▶ **DATASET ROWS**
....
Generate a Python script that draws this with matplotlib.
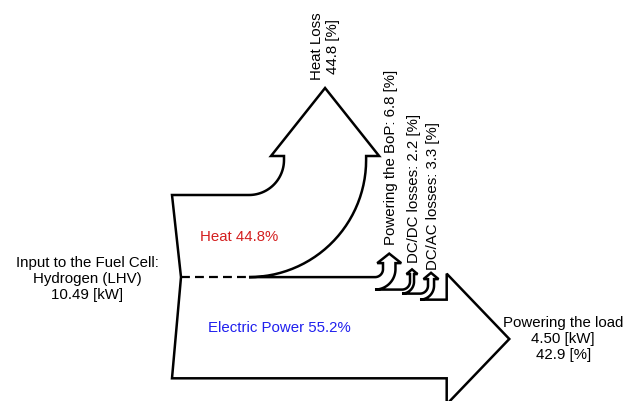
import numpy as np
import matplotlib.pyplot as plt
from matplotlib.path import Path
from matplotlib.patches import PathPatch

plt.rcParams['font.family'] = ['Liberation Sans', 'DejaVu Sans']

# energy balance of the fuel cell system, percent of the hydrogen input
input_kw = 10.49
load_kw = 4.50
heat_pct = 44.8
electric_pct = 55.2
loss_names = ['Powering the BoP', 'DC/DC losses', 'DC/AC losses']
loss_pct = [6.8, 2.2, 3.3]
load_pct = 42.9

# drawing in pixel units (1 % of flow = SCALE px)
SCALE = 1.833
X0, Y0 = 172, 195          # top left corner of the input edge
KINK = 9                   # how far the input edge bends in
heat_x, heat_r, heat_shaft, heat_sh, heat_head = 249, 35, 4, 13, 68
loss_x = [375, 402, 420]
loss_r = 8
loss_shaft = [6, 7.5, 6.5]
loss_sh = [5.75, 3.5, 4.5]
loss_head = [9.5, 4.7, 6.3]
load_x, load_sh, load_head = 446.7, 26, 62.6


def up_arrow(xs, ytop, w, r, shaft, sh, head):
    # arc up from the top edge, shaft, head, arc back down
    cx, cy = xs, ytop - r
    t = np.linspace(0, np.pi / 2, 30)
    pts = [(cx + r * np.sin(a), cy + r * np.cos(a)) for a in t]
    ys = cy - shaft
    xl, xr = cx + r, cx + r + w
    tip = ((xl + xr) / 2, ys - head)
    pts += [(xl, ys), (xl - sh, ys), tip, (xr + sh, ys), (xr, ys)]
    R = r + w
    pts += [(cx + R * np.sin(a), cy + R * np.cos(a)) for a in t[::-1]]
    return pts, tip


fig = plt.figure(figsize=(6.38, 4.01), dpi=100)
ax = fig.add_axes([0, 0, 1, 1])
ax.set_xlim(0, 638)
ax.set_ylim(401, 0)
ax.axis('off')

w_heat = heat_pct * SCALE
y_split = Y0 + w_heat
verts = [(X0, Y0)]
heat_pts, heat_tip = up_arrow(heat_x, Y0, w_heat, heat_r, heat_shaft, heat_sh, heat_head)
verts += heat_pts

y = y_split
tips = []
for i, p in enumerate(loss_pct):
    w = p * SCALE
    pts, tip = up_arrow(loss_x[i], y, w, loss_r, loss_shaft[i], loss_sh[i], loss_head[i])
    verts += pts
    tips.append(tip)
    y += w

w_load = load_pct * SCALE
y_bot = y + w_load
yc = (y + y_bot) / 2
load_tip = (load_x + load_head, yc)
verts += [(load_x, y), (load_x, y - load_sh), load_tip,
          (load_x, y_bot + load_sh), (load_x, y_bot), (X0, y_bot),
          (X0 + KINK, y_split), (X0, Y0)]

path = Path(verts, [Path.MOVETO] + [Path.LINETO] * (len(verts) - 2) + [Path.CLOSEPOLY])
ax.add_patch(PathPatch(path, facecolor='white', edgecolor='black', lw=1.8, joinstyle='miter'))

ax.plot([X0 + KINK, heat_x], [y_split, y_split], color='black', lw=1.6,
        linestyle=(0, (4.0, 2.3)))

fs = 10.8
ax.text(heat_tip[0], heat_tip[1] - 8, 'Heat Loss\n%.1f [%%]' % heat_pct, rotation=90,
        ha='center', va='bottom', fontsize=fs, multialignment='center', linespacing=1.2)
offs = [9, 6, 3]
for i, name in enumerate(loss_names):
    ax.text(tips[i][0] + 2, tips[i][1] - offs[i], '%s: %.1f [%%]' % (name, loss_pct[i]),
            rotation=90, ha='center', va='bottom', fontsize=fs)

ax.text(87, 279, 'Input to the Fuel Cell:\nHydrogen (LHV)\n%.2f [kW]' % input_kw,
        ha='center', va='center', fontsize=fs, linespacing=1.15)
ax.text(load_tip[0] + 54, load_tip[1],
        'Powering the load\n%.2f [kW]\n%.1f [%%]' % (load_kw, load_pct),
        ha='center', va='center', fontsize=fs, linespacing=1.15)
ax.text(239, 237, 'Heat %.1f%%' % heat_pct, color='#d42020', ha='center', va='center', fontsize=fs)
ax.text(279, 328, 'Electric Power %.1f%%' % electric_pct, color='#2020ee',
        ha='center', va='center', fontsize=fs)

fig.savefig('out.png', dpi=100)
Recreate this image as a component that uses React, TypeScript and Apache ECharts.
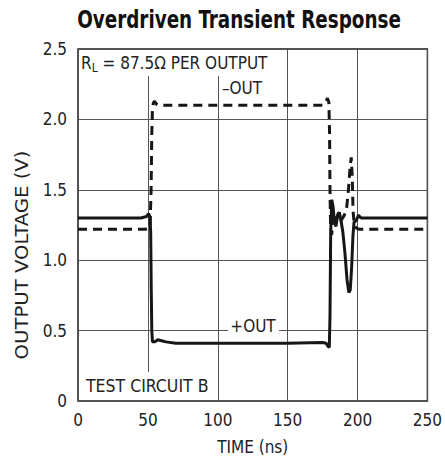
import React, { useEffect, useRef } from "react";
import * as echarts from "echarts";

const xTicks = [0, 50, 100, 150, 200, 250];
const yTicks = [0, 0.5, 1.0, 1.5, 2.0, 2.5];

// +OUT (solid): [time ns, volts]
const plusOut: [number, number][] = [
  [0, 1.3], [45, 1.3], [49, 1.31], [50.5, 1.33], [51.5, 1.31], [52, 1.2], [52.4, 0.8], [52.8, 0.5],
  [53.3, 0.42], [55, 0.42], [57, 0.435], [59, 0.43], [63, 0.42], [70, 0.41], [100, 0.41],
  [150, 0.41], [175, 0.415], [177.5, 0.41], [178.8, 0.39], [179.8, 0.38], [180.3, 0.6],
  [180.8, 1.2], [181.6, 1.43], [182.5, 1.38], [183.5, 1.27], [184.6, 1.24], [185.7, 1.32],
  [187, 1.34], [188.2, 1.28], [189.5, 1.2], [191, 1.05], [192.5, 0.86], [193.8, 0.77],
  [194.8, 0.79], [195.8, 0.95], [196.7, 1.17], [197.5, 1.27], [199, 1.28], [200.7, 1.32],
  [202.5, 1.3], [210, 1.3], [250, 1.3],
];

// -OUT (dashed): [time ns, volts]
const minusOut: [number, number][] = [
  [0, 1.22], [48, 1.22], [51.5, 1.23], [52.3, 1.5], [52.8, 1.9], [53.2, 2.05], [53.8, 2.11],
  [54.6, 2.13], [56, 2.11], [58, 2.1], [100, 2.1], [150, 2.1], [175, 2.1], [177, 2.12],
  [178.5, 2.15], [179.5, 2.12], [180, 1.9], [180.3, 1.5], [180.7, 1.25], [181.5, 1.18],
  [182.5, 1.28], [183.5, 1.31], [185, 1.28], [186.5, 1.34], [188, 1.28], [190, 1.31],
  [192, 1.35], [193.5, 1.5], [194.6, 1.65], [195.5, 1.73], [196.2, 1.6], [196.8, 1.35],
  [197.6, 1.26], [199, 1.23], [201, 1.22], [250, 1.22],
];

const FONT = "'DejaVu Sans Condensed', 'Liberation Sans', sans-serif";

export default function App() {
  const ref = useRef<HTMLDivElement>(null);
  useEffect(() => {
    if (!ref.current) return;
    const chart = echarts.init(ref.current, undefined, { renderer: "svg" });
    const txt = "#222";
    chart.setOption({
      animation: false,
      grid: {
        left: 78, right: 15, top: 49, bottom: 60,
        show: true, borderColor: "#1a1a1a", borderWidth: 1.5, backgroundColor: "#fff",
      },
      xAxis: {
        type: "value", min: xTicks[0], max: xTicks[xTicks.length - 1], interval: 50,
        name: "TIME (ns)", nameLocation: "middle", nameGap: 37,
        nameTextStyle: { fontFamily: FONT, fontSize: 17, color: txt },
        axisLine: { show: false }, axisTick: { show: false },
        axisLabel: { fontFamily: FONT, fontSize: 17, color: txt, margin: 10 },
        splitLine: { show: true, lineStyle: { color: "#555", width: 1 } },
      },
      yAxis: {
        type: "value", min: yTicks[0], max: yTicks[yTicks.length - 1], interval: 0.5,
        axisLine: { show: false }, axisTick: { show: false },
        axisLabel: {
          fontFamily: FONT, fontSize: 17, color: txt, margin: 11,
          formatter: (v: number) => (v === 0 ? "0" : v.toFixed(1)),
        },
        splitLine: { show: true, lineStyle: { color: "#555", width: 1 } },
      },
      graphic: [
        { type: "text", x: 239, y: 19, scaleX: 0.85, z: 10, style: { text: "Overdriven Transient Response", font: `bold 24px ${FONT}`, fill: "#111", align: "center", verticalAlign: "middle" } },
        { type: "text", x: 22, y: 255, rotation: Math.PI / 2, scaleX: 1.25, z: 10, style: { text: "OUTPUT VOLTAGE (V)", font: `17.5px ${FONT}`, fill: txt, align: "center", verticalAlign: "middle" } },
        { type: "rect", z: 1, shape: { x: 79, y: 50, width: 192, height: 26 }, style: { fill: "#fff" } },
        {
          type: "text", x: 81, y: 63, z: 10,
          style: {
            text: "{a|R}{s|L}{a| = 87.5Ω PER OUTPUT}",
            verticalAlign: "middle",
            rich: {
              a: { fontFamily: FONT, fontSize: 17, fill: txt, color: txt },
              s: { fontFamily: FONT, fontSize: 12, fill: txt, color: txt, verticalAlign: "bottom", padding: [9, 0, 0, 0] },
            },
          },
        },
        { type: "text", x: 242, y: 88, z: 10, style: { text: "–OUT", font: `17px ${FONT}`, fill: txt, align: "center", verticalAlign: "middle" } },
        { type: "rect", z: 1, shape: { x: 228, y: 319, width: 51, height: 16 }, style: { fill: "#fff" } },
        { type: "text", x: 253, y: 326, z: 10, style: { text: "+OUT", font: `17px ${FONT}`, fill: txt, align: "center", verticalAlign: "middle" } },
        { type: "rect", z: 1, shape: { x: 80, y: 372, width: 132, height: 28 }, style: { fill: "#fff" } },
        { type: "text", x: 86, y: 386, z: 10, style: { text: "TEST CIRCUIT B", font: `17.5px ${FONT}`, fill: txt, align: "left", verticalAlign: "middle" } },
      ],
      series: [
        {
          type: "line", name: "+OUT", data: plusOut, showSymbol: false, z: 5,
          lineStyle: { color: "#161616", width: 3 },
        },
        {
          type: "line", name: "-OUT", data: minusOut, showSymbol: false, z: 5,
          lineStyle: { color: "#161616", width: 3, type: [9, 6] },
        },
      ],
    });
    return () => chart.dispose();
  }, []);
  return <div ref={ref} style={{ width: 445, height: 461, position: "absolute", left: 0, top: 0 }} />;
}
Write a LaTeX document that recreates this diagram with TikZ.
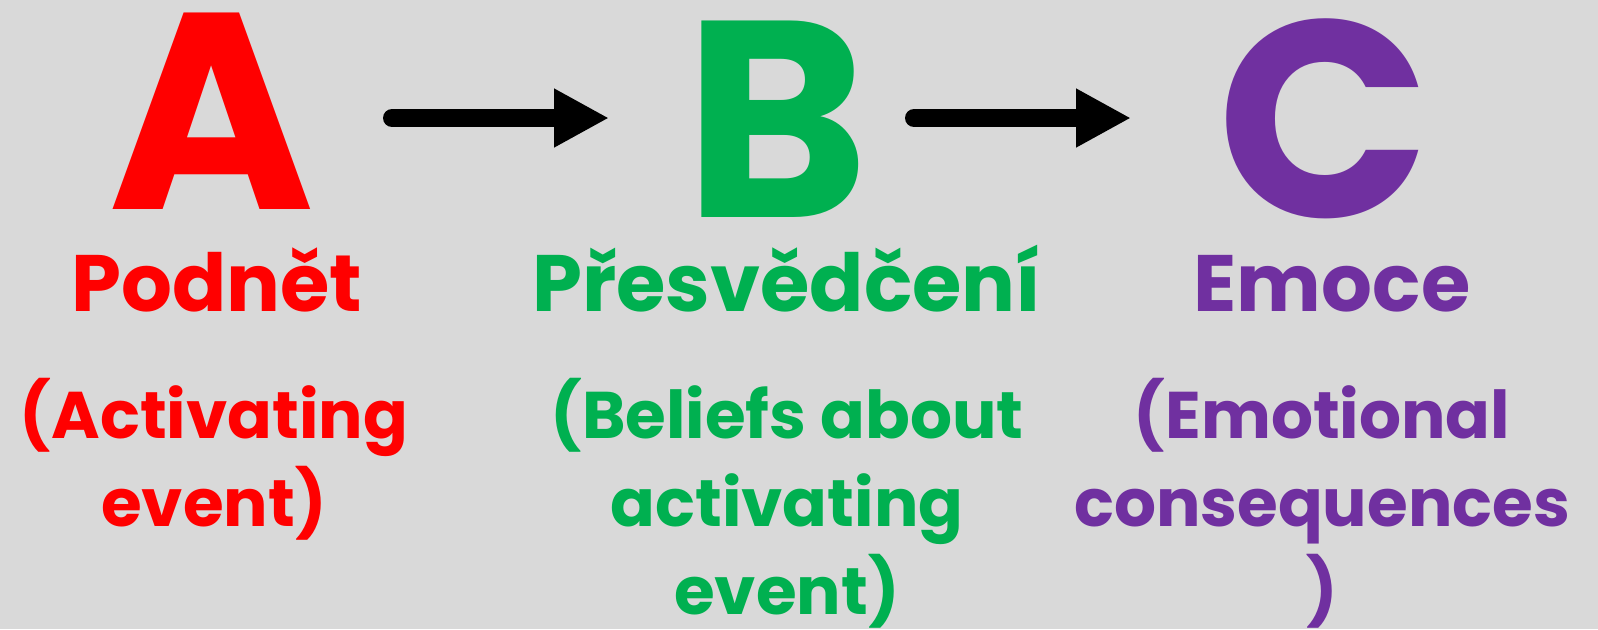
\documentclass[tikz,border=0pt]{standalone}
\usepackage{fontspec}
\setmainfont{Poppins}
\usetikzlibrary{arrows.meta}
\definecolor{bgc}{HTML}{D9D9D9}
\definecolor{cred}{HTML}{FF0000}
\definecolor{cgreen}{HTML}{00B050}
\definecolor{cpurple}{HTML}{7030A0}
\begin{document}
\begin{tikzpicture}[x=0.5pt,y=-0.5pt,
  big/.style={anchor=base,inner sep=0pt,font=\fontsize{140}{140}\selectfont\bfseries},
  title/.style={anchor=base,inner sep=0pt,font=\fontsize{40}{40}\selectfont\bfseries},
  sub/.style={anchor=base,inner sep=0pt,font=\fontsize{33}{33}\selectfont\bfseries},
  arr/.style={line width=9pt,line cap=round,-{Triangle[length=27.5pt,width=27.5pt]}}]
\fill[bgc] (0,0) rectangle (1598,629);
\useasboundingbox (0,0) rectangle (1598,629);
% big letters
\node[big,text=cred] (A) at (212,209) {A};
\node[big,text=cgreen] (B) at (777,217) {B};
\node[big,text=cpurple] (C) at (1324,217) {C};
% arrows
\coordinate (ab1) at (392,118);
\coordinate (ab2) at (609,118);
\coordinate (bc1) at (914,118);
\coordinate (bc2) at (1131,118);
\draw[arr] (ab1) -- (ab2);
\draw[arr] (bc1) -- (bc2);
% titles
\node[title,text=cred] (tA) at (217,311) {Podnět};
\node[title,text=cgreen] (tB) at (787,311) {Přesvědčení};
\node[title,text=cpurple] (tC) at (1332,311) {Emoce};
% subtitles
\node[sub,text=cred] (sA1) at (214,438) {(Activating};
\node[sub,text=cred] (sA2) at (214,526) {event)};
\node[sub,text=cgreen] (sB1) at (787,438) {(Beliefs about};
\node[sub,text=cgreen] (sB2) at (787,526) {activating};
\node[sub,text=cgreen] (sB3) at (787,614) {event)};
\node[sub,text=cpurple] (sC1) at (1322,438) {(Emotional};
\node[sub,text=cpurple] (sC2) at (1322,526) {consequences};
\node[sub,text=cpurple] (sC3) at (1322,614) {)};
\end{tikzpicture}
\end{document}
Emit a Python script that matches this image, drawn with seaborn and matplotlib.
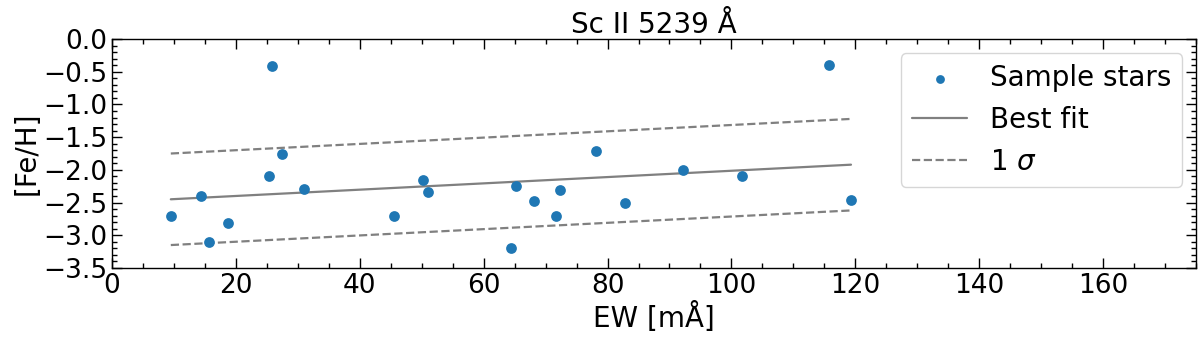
....
▶ **WHAT THE TASK REQUIRES**
Go through the entries above and pull out each line with "image" in it.

▶ **ANSWER TO THE TASK**
Recreate this image as a component that uses React, TypeScript and Apache ECharts.
Emit a Python script that matches this image, drawn with seaborn and matplotlib.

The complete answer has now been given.